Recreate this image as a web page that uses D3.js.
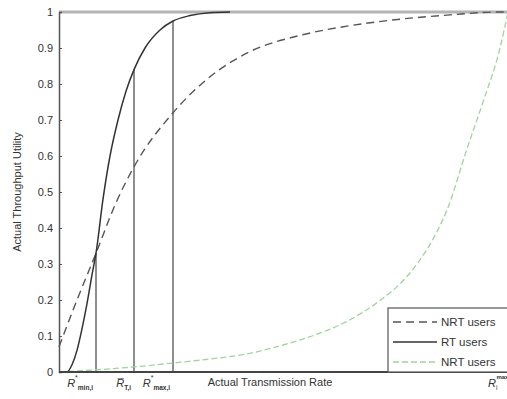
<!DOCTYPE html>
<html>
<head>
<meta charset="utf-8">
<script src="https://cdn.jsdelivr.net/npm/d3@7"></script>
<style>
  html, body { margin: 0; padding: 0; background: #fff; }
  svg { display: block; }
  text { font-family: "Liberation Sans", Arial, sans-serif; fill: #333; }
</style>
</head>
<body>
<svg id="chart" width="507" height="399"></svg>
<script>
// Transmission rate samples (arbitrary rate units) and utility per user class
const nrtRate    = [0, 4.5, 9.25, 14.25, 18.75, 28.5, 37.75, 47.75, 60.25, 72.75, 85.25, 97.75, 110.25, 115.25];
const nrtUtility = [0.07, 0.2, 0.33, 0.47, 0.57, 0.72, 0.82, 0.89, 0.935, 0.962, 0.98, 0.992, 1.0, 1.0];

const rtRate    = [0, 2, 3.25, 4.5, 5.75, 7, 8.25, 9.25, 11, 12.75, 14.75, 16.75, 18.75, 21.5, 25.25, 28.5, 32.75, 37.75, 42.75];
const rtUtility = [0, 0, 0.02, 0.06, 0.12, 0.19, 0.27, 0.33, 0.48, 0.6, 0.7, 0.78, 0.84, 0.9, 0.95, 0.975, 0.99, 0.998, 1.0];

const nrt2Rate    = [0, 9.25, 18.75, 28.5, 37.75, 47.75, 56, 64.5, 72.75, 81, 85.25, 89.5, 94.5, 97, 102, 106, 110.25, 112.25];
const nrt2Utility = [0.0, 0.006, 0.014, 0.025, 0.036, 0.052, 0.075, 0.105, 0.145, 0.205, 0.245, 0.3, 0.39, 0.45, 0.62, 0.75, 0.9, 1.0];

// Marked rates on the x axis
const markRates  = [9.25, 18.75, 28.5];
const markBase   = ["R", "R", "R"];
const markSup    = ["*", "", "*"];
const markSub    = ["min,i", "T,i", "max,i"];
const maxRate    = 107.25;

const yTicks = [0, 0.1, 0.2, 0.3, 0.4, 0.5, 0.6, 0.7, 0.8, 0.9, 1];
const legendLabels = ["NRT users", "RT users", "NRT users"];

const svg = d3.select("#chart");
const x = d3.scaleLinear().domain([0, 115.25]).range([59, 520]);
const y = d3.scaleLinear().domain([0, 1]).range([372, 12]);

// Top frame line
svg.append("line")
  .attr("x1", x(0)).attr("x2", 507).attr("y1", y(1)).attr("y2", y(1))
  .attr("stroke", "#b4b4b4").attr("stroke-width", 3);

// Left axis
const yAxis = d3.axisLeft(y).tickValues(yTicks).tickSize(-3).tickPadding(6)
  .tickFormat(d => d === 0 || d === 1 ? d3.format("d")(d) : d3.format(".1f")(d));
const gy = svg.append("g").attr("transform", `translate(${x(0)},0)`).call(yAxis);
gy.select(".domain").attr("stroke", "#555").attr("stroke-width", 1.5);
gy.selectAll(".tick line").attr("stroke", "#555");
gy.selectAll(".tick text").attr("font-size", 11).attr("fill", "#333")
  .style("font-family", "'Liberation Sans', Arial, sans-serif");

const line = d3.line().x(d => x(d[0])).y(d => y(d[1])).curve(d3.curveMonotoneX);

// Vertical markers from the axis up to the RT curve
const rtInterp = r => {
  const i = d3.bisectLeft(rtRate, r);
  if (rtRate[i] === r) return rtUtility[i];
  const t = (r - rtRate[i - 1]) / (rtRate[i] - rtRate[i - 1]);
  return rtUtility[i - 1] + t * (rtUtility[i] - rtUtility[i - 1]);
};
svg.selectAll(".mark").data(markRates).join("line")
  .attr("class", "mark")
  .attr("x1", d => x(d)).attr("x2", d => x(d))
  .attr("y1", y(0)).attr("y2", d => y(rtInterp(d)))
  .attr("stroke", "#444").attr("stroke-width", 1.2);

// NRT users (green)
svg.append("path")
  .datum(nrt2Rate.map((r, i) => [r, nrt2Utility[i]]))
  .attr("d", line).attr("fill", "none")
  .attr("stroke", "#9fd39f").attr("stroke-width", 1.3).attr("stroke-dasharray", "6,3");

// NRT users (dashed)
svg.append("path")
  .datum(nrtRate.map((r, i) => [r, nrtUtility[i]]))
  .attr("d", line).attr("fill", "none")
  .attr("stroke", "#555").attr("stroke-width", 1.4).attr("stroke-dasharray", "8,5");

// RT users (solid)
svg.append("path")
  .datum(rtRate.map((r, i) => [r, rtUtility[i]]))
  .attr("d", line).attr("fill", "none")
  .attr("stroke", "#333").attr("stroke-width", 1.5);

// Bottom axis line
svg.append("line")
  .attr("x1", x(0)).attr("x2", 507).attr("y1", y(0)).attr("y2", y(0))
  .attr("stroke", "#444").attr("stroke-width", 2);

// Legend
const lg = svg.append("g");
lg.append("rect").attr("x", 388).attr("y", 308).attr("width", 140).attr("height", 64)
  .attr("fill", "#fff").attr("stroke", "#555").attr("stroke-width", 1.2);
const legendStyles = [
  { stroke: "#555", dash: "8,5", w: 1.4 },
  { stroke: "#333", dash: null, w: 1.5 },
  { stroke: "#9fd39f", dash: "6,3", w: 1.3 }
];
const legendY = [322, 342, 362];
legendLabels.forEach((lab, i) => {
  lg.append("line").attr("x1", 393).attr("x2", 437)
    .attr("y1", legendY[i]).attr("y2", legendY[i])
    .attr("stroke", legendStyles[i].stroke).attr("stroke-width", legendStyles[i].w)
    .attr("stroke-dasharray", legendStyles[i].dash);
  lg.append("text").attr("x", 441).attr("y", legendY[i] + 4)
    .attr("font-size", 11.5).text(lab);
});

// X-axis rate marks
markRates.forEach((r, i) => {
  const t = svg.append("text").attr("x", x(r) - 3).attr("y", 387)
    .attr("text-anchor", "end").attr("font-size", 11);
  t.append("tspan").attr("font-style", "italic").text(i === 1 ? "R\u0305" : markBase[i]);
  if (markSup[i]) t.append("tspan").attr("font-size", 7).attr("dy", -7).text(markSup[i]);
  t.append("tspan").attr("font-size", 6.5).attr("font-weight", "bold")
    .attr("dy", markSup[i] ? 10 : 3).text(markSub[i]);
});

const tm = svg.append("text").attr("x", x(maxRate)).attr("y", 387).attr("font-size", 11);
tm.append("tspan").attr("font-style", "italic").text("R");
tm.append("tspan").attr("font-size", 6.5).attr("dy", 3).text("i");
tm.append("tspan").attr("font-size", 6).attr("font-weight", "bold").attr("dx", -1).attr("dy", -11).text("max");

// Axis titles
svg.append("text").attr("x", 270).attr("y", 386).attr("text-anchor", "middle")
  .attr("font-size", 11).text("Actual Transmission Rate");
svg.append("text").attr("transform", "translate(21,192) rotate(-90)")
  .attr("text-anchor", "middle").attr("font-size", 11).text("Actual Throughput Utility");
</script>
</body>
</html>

• **Exercise directions**: Print the full listing exactly, dropping the pictures.

• **Correct output**:
Recreate this image as a web page that uses D3.js.
<!DOCTYPE html>
<html>
<head>
<meta charset="utf-8">
<script src="https://cdn.jsdelivr.net/npm/d3@7"></script>
<style>
  html, body { margin: 0; padding: 0; background: #fff; }
  svg { display: block; }
  text { font-family: "Liberation Sans", Arial, sans-serif; fill: #333; }
</style>
</head>
<body>
<svg id="chart" width="507" height="399"></svg>
<script>
// Transmission rate samples (arbitrary rate units) and utility per user class
const nrtRate    = [0, 4.5, 9.25, 14.25, 18.75, 28.5, 37.75, 47.75, 60.25, 72.75, 85.25, 97.75, 110.25, 115.25];
const nrtUtility = [0.07, 0.2, 0.33, 0.47, 0.57, 0.72, 0.82, 0.89, 0.935, 0.962, 0.98, 0.992, 1.0, 1.0];

const rtRate    = [0, 2, 3.25, 4.5, 5.75, 7, 8.25, 9.25, 11, 12.75, 14.75, 16.75, 18.75, 21.5, 25.25, 28.5, 32.75, 37.75, 42.75];
const rtUtility = [0, 0, 0.02, 0.06, 0.12, 0.19, 0.27, 0.33, 0.48, 0.6, 0.7, 0.78, 0.84, 0.9, 0.95, 0.975, 0.99, 0.998, 1.0];

const nrt2Rate    = [0, 9.25, 18.75, 28.5, 37.75, 47.75, 56, 64.5, 72.75, 81, 85.25, 89.5, 94.5, 97, 102, 106, 110.25, 112.25];
const nrt2Utility = [0.0, 0.006, 0.014, 0.025, 0.036, 0.052, 0.075, 0.105, 0.145, 0.205, 0.245, 0.3, 0.39, 0.45, 0.62, 0.75, 0.9, 1.0];

// Marked rates on the x axis
const markRates  = [9.25, 18.75, 28.5];
const markBase   = ["R", "R", "R"];
const markSup    = ["*", "", "*"];
const markSub    = ["min,i", "T,i", "max,i"];
const maxRate    = 107.25;

const yTicks = [0, 0.1, 0.2, 0.3, 0.4, 0.5, 0.6, 0.7, 0.8, 0.9, 1];
const legendLabels = ["NRT users", "RT users", "NRT users"];

const svg = d3.select("#chart");
const x = d3.scaleLinear().domain([0, 115.25]).range([59, 520]);
const y = d3.scaleLinear().domain([0, 1]).range([372, 12]);

// Top frame line
svg.append("line")
  .attr("x1", x(0)).attr("x2", 507).attr("y1", y(1)).attr("y2", y(1))
  .attr("stroke", "#b4b4b4").attr("stroke-width", 3);

// Left axis
const yAxis = d3.axisLeft(y).tickValues(yTicks).tickSize(-3).tickPadding(6)
  .tickFormat(d => d === 0 || d === 1 ? d3.format("d")(d) : d3.format(".1f")(d));
const gy = svg.append("g").attr("transform", `translate(${x(0)},0)`).call(yAxis);
gy.select(".domain").attr("stroke", "#555").attr("stroke-width", 1.5);
gy.selectAll(".tick line").attr("stroke", "#555");
gy.selectAll(".tick text").attr("font-size", 11).attr("fill", "#333")
  .style("font-family", "'Liberation Sans', Arial, sans-serif");

const line = d3.line().x(d => x(d[0])).y(d => y(d[1])).curve(d3.curveMonotoneX);

// Vertical markers from the axis up to the RT curve
const rtInterp = r => {
  const i = d3.bisectLeft(rtRate, r);
  if (rtRate[i] === r) return rtUtility[i];
  const t = (r - rtRate[i - 1]) / (rtRate[i] - rtRate[i - 1]);
  return rtUtility[i - 1] + t * (rtUtility[i] - rtUtility[i - 1]);
};
svg.selectAll(".mark").data(markRates).join("line")
  .attr("class", "mark")
  .attr("x1", d => x(d)).attr("x2", d => x(d))
  .attr("y1", y(0)).attr("y2", d => y(rtInterp(d)))
  .attr("stroke", "#444").attr("stroke-width", 1.2);

// NRT users (green)
svg.append("path")
  .datum(nrt2Rate.map((r, i) => [r, nrt2Utility[i]]))
  .attr("d", line).attr("fill", "none")
  .attr("stroke", "#9fd39f").attr("stroke-width", 1.3).attr("stroke-dasharray", "6,3");

// NRT users (dashed)
svg.append("path")
  .datum(nrtRate.map((r, i) => [r, nrtUtility[i]]))
  .attr("d", line).attr("fill", "none")
  .attr("stroke", "#555").attr("stroke-width", 1.4).attr("stroke-dasharray", "8,5");

// RT users (solid)
svg.append("path")
  .datum(rtRate.map((r, i) => [r, rtUtility[i]]))
  .attr("d", line).attr("fill", "none")
  .attr("stroke", "#333").attr("stroke-width", 1.5);

// Bottom axis line
svg.append("line")
  .attr("x1", x(0)).attr("x2", 507).attr("y1", y(0)).attr("y2", y(0))
  .attr("stroke", "#444").attr("stroke-width", 2);

// Legend
const lg = svg.append("g");
lg.append("rect").attr("x", 388).attr("y", 308).attr("width", 140).attr("height", 64)
  .attr("fill", "#fff").attr("stroke", "#555").attr("stroke-width", 1.2);
const legendStyles = [
  { stroke: "#555", dash: "8,5", w: 1.4 },
  { stroke: "#333", dash: null, w: 1.5 },
  { stroke: "#9fd39f", dash: "6,3", w: 1.3 }
];
const legendY = [322, 342, 362];
legendLabels.forEach((lab, i) => {
  lg.append("line").attr("x1", 393).attr("x2", 437)
    .attr("y1", legendY[i]).attr("y2", legendY[i])
    .attr("stroke", legendStyles[i].stroke).attr("stroke-width", legendStyles[i].w)
    .attr("stroke-dasharray", legendStyles[i].dash);
  lg.append("text").attr("x", 441).attr("y", legendY[i] + 4)
    .attr("font-size", 11.5).text(lab);
});

// X-axis rate marks
markRates.forEach((r, i) => {
  const t = svg.append("text").attr("x", x(r) - 3).attr("y", 387)
    .attr("text-anchor", "end").attr("font-size", 11);
  t.append("tspan").attr("font-style", "italic").text(i === 1 ? "R\u0305" : markBase[i]);
  if (markSup[i]) t.append("tspan").attr("font-size", 7).attr("dy", -7).text(markSup[i]);
  t.append("tspan").attr("font-size", 6.5).attr("font-weight", "bold")
    .attr("dy", markSup[i] ? 10 : 3).text(markSub[i]);
});

const tm = svg.append("text").attr("x", x(maxRate)).attr("y", 387).attr("font-size", 11);
tm.append("tspan").attr("font-style", "italic").text("R");
tm.append("tspan").attr("font-size", 6.5).attr("dy", 3).text("i");
tm.append("tspan").attr("font-size", 6).attr("font-weight", "bold").attr("dx", -1).attr("dy", -11).text("max");

// Axis titles
svg.append("text").attr("x", 270).attr("y", 386).attr("text-anchor", "middle")
  .attr("font-size", 11).text("Actual Transmission Rate");
svg.append("text").attr("transform", "translate(21,192) rotate(-90)")
  .attr("text-anchor", "middle").attr("font-size", 11).text("Actual Throughput Utility");
</script>
</body>
</html>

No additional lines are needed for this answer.